Agent kills pain like morphine but loses some side effects

Researchers find molecule that turns on opioid pain-relief pathway but skips one associated with constipation and respiratory distress

by Stu Borman
August 19, 2016 | A version of this story appeared in Volume 94, Issue 33

Graphic shows how binding of morphine to the µ-opioid receptor activates two pathways, relieving pain and causing respiratory and constipation side effects. PZM21 binds differently and kills pain without causing the side effects.
Credit: Adapted from Nature
When morphine binds to the µ-opioid receptor, it activates two pathways, relieving pain and causing side effects. PZM21 binds differently and kills pain without causing the side effects.

A new drug candidate, when tested in mice, can kill pain like morphine and other opioids without causing some of those drugs’ serious side effects.

Along with providing powerful pain relief, opioids also are addictive, can cause constipation, and can cause irregular breathing or even halt it. Opioids hit the µ-opioid receptor on neuron surfaces. Binding that receptor triggers two cellular processes simultaneously: a G-protein signaling pathway that causes analgesia and a β-arrestin pathway that leads to constipation and respiratory depression.

A collaborative team has now used structure-based computational drug design to find a compound that can trigger the µ-opioid receptor’s desirable G-protein signaling while avoiding its β-arrestin signaling (Nature 2016, DOI: 10.1038/nature19112). The team was led by Brian K. Kobilka of Stanford University School of Medicine, Peter Gmeiner of Friedrich Alexander University of Erlangen-Nuremberg, Bryan L. Roth of the University of North Carolina School of Medicine, and Brian K. Shoichet of the University of California, San Francisco.

Using computational docking, the researchers analyzed the interactions between a µ-opioid receptor crystal structure determined by Kobilka’s lab in 2012 and over three million molecules from ZINC, a database of compounds likely to hit biological targets.
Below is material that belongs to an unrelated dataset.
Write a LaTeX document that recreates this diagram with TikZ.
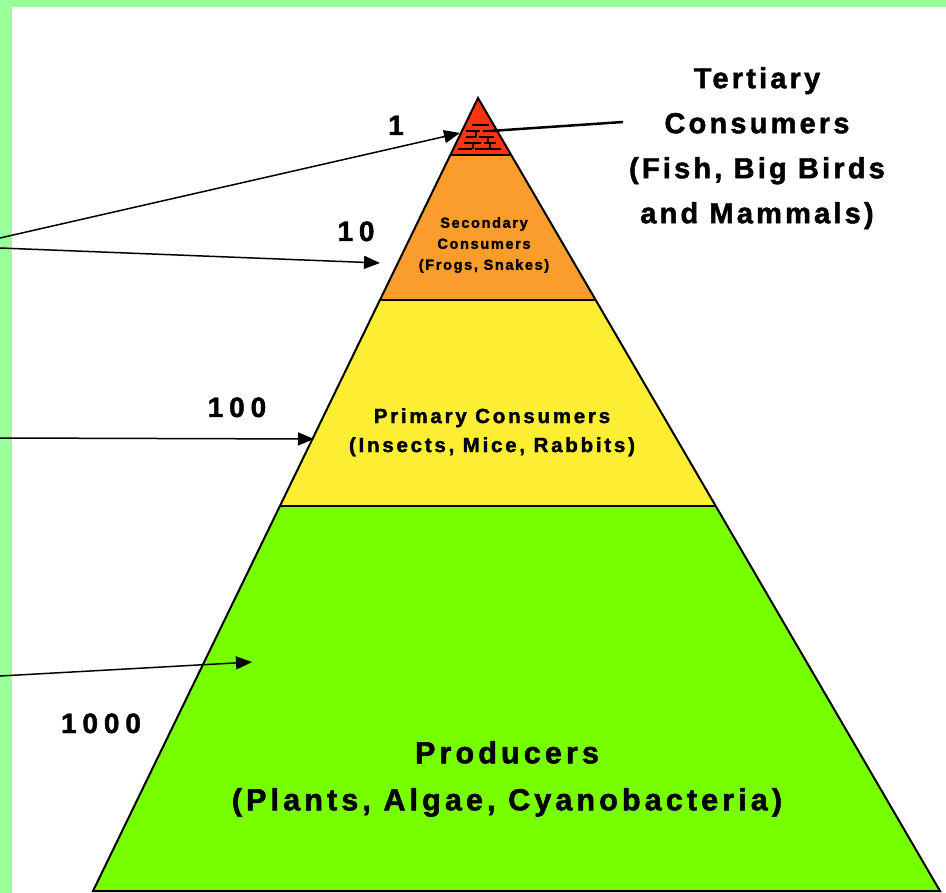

The study focused on compounds with structures distinct from those of existing opioids to make it more likely the molecules would bind the receptor differently and thus activate the pain-reduction pathway but not the β-arrestin one. Through computational screening and assays in cells, they found one such molecule. The researchers then tested numerous analogs of it computationally and in cells to find one with the best activity.

PZM21, the compound that emerged, reduces pain in mice for a longer time than morphine does but does not interfere with breathing or cause constipation.

Researchers at Trevena in King of Prussia, Pa., previously discovered oliceridine, which also kills pain while avoiding opioid side effects. The compound is now in Phase III clinical trials.

However, PZM21 causes a more specific type of pain reduction. It lowers consciously perceived “affective” pain controlled by brain neurons, whereas opioids and oliceridine reduce both affective pain and “reflexive” pain responses controlled at the spinal cord level. Whether PZM21 and oliceridine cause less dependence than opioids remains to be seen.

Jonathan Violin, scientific cofounder of Trevena, says the new study confirms the importance of structure-based drug discovery and supports the idea that biased ligands—drugs that activate one signaling pathway but not another—can lead to improved biological responses.

The paper’s four corresponding authors and lead author Aashish Manglik of Stanford have cofounded a company called Epiodyne to develop PZM21-like analgesics.